I guess I'm leaning towards a SATA approach for now, mostly b/c while the scsi solution may own in some areas - I think no matter which I'm going to need a newer Setup (Mobo/CPU/RAM, etc) anyway to handle the higher data tranfer rates.
*edit;
PM me if you think I should start a thread related to this instead, if only to keep this sticky kinda "clean"
StorageReview.com said it extremely well when it said: "Overall, for non-server use, Western Digital's Raptor WD740GD is the fastest single hard disk one can buy regardless of spindle speed, interface, or price."
SATA is a very nice standard. SCSI gives you the option of using 15K drives, but the law of diminishing returns says that the 10K Raptors are a better deal. If you have enough money to go with SCSI, by all means, go for it.
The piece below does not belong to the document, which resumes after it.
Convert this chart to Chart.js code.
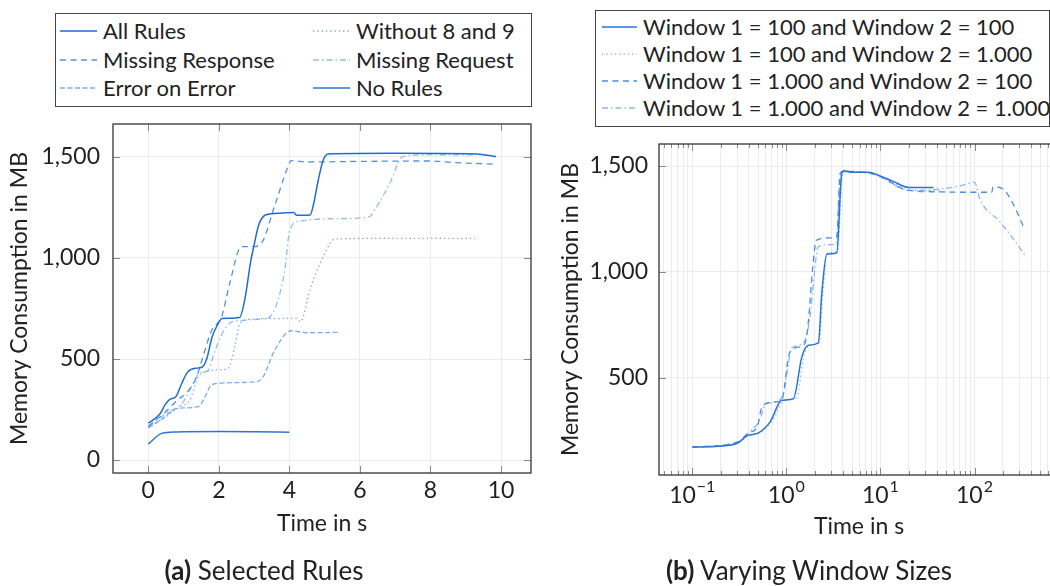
<!DOCTYPE html>
<html>
<head>
<meta charset="utf-8">
<script src="https://cdn.jsdelivr.net/npm/chart.js@4.4.1/dist/chart.umd.min.js"></script>
<style>
html, body { margin: 0; padding: 0; overflow: hidden; background: #fff; }
#page { position: relative; width: 1050px; height: 586px; overflow: hidden; font-family: Lato, sans-serif; color: #222; }
#page canvas { position: absolute; top: 0; }
.legend { position: absolute; box-sizing: border-box; border: 1px solid #444; background: #fff; }
.legend .item { position: absolute; display: flex; align-items: center; white-space: nowrap; font-size: 22px; line-height: 1; transform: translateY(-50%); }
.legend .item svg { margin-right: 6px; }
.caption { position: absolute; font-size: 26px; white-space: nowrap; transform: translate(-50%, -50%); }
</style>
</head>
<body>
<div id="page">
  <canvas id="rulesChart" width="545" height="586" style="left:0"></canvas>
  <canvas id="windowChart" width="530" height="586" style="left:545px"></canvas>
  <div class="legend" id="rulesLegend" style="left:55px;top:13px;width:477px;height:94px"></div>
  <div class="legend" id="windowLegend" style="left:595px;top:10px;width:455px;height:117px"></div>
  <div class="caption" style="left:264px;top:570px"><b>(a)</b> Selected Rules</div>
  <div class="caption" style="left:809px;top:570px"><b>(b)</b> Varying Window Sizes</div>
</div>
<script>
// ---- (a) selected rules, time in s / memory in MB ----
const allRulesT  = [0, 0.33, 0.47, 0.61, 0.78, 0.95, 1.11, 1.33, 1.52, 1.66, 1.81, 1.95, 2.09, 2.59, 2.75, 2.9, 2.99, 3.13, 3.32, 3.65, 4.12, 4.21, 4.59, 4.68, 4.82, 4.96, 5.1, 7.0, 9.3, 9.86];
const allRulesMB = [182, 228, 272, 300, 313, 380, 434, 454, 459, 503, 610, 665, 701, 706, 808, 980, 1056, 1163, 1213, 1221, 1225, 1211, 1213, 1262, 1386, 1485, 1515, 1518, 1515, 1502];

const no89T  = [0, 0.5, 0.9, 1.18, 1.42, 1.7, 1.94, 2.27, 2.45, 2.6, 2.88, 3.5, 4.2, 4.32, 4.58, 5.05, 5.29, 7.0, 9.26];
const no89MB = [160, 215, 265, 297, 412, 440, 446, 454, 560, 677, 697, 700, 701, 685, 842, 1040, 1094, 1097, 1097];

const missRespT  = [0, 0.5, 0.85, 1.1, 1.37, 1.6, 1.8, 2.08, 2.31, 2.64, 2.97, 3.21, 3.59, 3.96, 4.05, 4.5, 6.0, 8.0, 8.7, 9.87];
const missRespMB = [165, 240, 300, 335, 412, 540, 644, 709, 875, 1056, 1056, 1074, 1262, 1452, 1482, 1475, 1478, 1480, 1472, 1464];

const missReqT  = [0, 0.5, 1.0, 1.27, 1.45, 1.7, 1.85, 2.05, 2.31, 2.6, 3.0, 3.3, 3.45, 3.87, 4.01, 4.3, 5.5, 6.28, 6.42, 6.85, 7.22, 8.0, 9.3];
const missReqMB = [170, 230, 290, 380, 430, 445, 520, 610, 677, 690, 695, 700, 709, 940, 1139, 1183, 1195, 1205, 1238, 1370, 1502, 1511, 1510];

const errErrT  = [0, 0.4, 0.71, 1.0, 1.42, 1.6, 1.75, 1.94, 3.07, 3.26, 3.54, 3.92, 4.06, 4.48, 5.38];
const errErrMB = [160, 205, 248, 258, 264, 310, 363, 380, 388, 413, 528, 630, 640, 630, 632];

const noRulesT  = [0, 0.38, 0.8, 2.0, 3.0, 4.0];
const noRulesMB = [79, 132, 139, 141, 140, 138];

const rulesXTicks = [0, 2, 4, 6, 8, 10];
const rulesYTicks = [0, 500, 1000, 1500];

// ---- (b) window sizes, log time axis ----
const w100x100T  = [0.1, 0.19, 0.3, 0.39, 0.5, 0.67, 0.894, 1.19, 1.46, 1.71, 2.19, 2.38, 2.69, 3.44, 3.88, 4.1, 5, 7.45, 9.5, 14, 19.9, 36.6];
const w100x100MB = [172, 176, 190, 227, 238, 290, 393, 401, 597, 653, 664, 897, 1083, 1090, 1465, 1478, 1470, 1470, 1457, 1425, 1399, 1399];

const w100x1kT  = [0.1, 0.3, 0.4, 0.55, 0.72, 0.95, 1.28, 1.55, 1.8, 2.25, 2.45, 2.75, 3.5, 3.95, 4.2, 7.5, 10, 20, 30, 45];
const w100x1kMB = [172, 190, 228, 245, 300, 395, 405, 610, 655, 668, 900, 1090, 1098, 1465, 1475, 1468, 1450, 1390, 1383, 1385];

const w1kx100T  = [0.1, 0.3, 0.4, 0.49, 0.55, 0.7, 0.89, 1.09, 1.52, 1.64, 2.1, 2.8, 3.44, 3.72, 4.0, 7.5, 10, 20, 40, 80, 153, 157, 200, 240, 332];
const w1kx100MB = [172, 195, 240, 266, 361, 384, 392, 621, 653, 692, 1150, 1160, 1165, 1465, 1475, 1468, 1448, 1385, 1378, 1376, 1376, 1402, 1392, 1347, 1213];

const w1kx1kT  = [0.1, 0.3, 0.42, 0.52, 0.6, 0.75, 0.92, 1.15, 1.5, 1.75, 2.2, 2.8, 3.4, 3.65, 3.85, 4.3, 7.5, 10, 20, 40, 70, 100, 115, 187, 332, 345];
const w1kx1kMB = [172, 195, 248, 300, 372, 385, 420, 640, 660, 760, 1120, 1128, 1133, 1380, 1470, 1472, 1466, 1450, 1385, 1390, 1405, 1423, 1339, 1236, 1087, 1075];

const windowDecades = [0.1, 1, 10, 100];
const windowYTicks  = [500, 1000, 1500];

const FONT = 'Lato, sans-serif';
const TICK_FONT = { family: FONT, size: 23 };

const toPoints = (xs, ys) => xs.map((x, i) => ({ x: x, y: ys[i] }));

function series(label, xs, ys, color, dash, width) {
    return {
        label: label,
        data: toPoints(xs, ys),
        borderColor: color,
        borderDash: dash,
        borderWidth: width || 1.3,
        pointRadius: 0,
        cubicInterpolationMode: 'monotone',
        fill: false
    };
}

const DOTTED = [1.3, 3];
const DASHED = [6, 4.5];
const DENSE_DASHED = [5, 2.5];
const DASH_DOT = [6, 3, 1.5, 3];

const rulesSets = [
    series('All Rules', allRulesT, allRulesMB, '#1d6dd3', [], 1.5),
    series('Without 8 and 9', no89T, no89MB, '#6da5e8', DOTTED),
    series('Missing Response', missRespT, missRespMB, '#5492e0', DASHED),
    series('Missing Request', missReqT, missReqMB, '#92bdef', DASH_DOT),
    series('Error on Error', errErrT, errErrMB, '#7aaeea', DENSE_DASHED),
    series('No Rules', noRulesT, noRulesMB, '#2a76d6', [], 1.5)
];

const windowSets = [
    series('Window 1 = 100 and Window 2 = 100', w100x100T, w100x100MB, '#2a74d6', [], 1.5),
    series('Window 1 = 100 and Window 2 = 1.000', w100x1kT, w100x1kMB, '#86b6ee', DOTTED),
    series('Window 1 = 1.000 and Window 2 = 100', w1kx100T, w1kx100MB, '#4c8de0', DASHED),
    series('Window 1 = 1.000 and Window 2 = 1.000', w1kx1kT, w1kx1kMB, '#8ab9ef', DASH_DOT)
];

// frame, inner tick marks and (for log axes) 10^k labels
const framePlugin = {
    id: 'frame',
    afterDatasetsDraw(chart) {
        const { ctx, chartArea: a, scales } = chart;
        ctx.save();
        ctx.lineWidth = 1;
        ctx.strokeStyle = '#8a8a8a';
        ctx.beginPath();
        scales.x.ticks.forEach(t => {
            const px = Math.round(scales.x.getPixelForValue(t.value)) + 0.5;
            const len = t.major ? 7 : 4;
            ctx.moveTo(px, a.bottom); ctx.lineTo(px, a.bottom - len);
            ctx.moveTo(px, a.top); ctx.lineTo(px, a.top + len);
        });
        scales.y.ticks.forEach(t => {
            const py = Math.round(scales.y.getPixelForValue(t.value)) + 0.5;
            ctx.moveTo(a.left, py); ctx.lineTo(a.left + 7, py);
            ctx.moveTo(a.right, py); ctx.lineTo(a.right - 7, py);
        });
        ctx.stroke();
        ctx.strokeStyle = '#333';
        ctx.lineWidth = 1.3;
        ctx.strokeRect(a.left, a.top, a.right - a.left, a.bottom - a.top);

        if (scales.x.type === 'logarithmic') {
            ctx.fillStyle = '#222';
            ctx.textBaseline = 'middle';
            scales.x.ticks.filter(t => t.major).forEach(t => {
                const px = scales.x.getPixelForValue(t.value);
                const exp = String(Math.round(Math.log10(t.value))).replace('-', '\u2212');
                ctx.font = '23px ' + FONT;
                const wBase = ctx.measureText('10').width;
                ctx.font = '16px ' + FONT;
                const wExp = ctx.measureText(exp).width;
                const x0 = px - (wBase + wExp + 1) / 2;
                const y0 = a.bottom + 21;
                ctx.font = '23px ' + FONT;
                ctx.textAlign = 'left';
                ctx.fillText('10', x0, y0);
                ctx.font = '16px ' + FONT;
                ctx.fillText(exp, x0 + wBase + 1, y0 - 9);
            });
        }
        ctx.restore();
    }
};

function fixedWidth(w) {
    return scale => { scale.width = w; scale.paddingTop = 0; scale.paddingBottom = 0; };
}
function fixedHeight(h) {
    return scale => { scale.height = h; scale.paddingLeft = 0; scale.paddingRight = 0; };
}
function setTicks(values, majors) {
    return scale => {
        scale.ticks = values.map(v => ({ value: v, major: majors ? majors.includes(v) : true }));
    };
}

const gridStyle = { color: '#ececec', lineWidth: 1, drawTicks: false };

function yTitle(pad) {
    return {
        display: true,
        text: 'Memory Consumption in MB',
        color: '#222',
        font: { family: FONT, size: 23 },
        padding: { top: pad, bottom: 0 }
    };
}
const xTitle = {
    display: true,
    text: 'Time in s',
    color: '#222',
    font: { family: FONT, size: 23 },
    padding: { top: 0, bottom: 0 }
};

function baseOptions() {
    return {
        responsive: false,
        animation: false,
        events: [],
        plugins: { legend: { display: false }, tooltip: { enabled: false } }
    };
}

// (a)
const rulesOpts = baseOptions();
rulesOpts.layout = { padding: { left: 0, right: 14, top: 124, bottom: 49 } };
rulesOpts.scales = {
    x: {
        type: 'linear', min: -1, max: 10.85,
        grid: gridStyle, border: { display: false },
        afterBuildTicks: setTicks(rulesXTicks),
        afterFit: fixedHeight(64),
        ticks: { font: TICK_FONT, color: '#222', padding: 4, maxRotation: 0 },
        title: xTitle
    },
    y: {
        type: 'linear', min: -64, max: 1663,
        grid: gridStyle, border: { display: false },
        afterBuildTicks: setTicks(rulesYTicks),
        afterFit: fixedWidth(113),
        ticks: { font: TICK_FONT, color: '#222', padding: 13, callback: v => v.toLocaleString('en-US') },
        title: yTitle(6)
    }
};
new Chart(document.getElementById('rulesChart'), {
    type: 'line',
    data: { datasets: rulesSets },
    options: rulesOpts,
    plugins: [framePlugin]
});

// (b)
const logTicks = [];
for (let e = -2; e <= 2; e++) {
    for (let m = 1; m <= 9; m++) {
        const v = m * Math.pow(10, e);
        if (v >= 0.045 && v <= 790) logTicks.push(+v.toPrecision(2));
    }
}
const windowOpts = baseOptions();
windowOpts.layout = { padding: { left: 0, right: 16, top: 144, bottom: 46 } };
windowOpts.scales = {
    x: {
        type: 'logarithmic', min: 0.0443, max: 791,
        grid: gridStyle, border: { display: false },
        afterBuildTicks: setTicks(logTicks, windowDecades),
        afterFit: fixedHeight(65),
        ticks: { display: false },
        title: xTitle
    },
    y: {
        type: 'linear', min: 40, max: 1604,
        grid: gridStyle, border: { display: false },
        afterBuildTicks: setTicks(windowYTicks),
        afterFit: fixedWidth(114),
        ticks: { font: TICK_FONT, color: '#222', padding: 11, callback: v => v.toLocaleString('en-US') },
        title: yTitle(12)
    }
};
new Chart(document.getElementById('windowChart'), {
    type: 'line',
    data: { datasets: windowSets },
    options: windowOpts,
    plugins: [framePlugin]
});

// legends built from the dataset styles
function buildLegend(boxId, sets, cols, rowYs, colXs, sampleW) {
    const box = document.getElementById(boxId);
    sets.forEach((ds, i) => {
        const r = Math.floor(i / cols), c = i % cols;
        const el = document.createElement('div');
        el.className = 'item';
        el.style.left = colXs[c] + 'px';
        el.style.top = rowYs[r] + 'px';
        const dash = ds.borderDash.length ? ds.borderDash.join(' ') : 'none';
        el.innerHTML = '<svg width="' + sampleW + '" height="4"><line x1="0" y1="2" x2="' + sampleW +
            '" y2="2" stroke="' + ds.borderColor + '" stroke-width="1.3" stroke-dasharray="' + dash + '"/></svg>' +
            '<span>' + ds.label + '</span>';
        box.appendChild(el);
    });
}
buildLegend('rulesLegend', rulesSets, 2, [17, 46, 74], [4, 257], 37);
buildLegend('windowLegend', windowSets, 1, [16, 43, 70, 97], [6], 35);
</script>
</body>
</html>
Otherwise stick with SATA and 10K drives and you'll be good to go.
SCSI is very nice but is kind of in a about-to-be-obsolete setup. Serial-Attached-SCSI (SAS) is about 6 months from fruition and that is going to make current Parallel SCSI setups pretty dated. SAS is going to move SATA to a new level.
The 15K Cheetahs and 29320 controllers I posted are very good deals, they are still hit or miss over Raptors. Going SCSI is more of a mindset than a performance set. There's no downside to going Parallel SCSI right now, but there's not too many upsides either.
-MrD
There is the theory of the moebius. A twist in the fabric of space where time becomes a loop.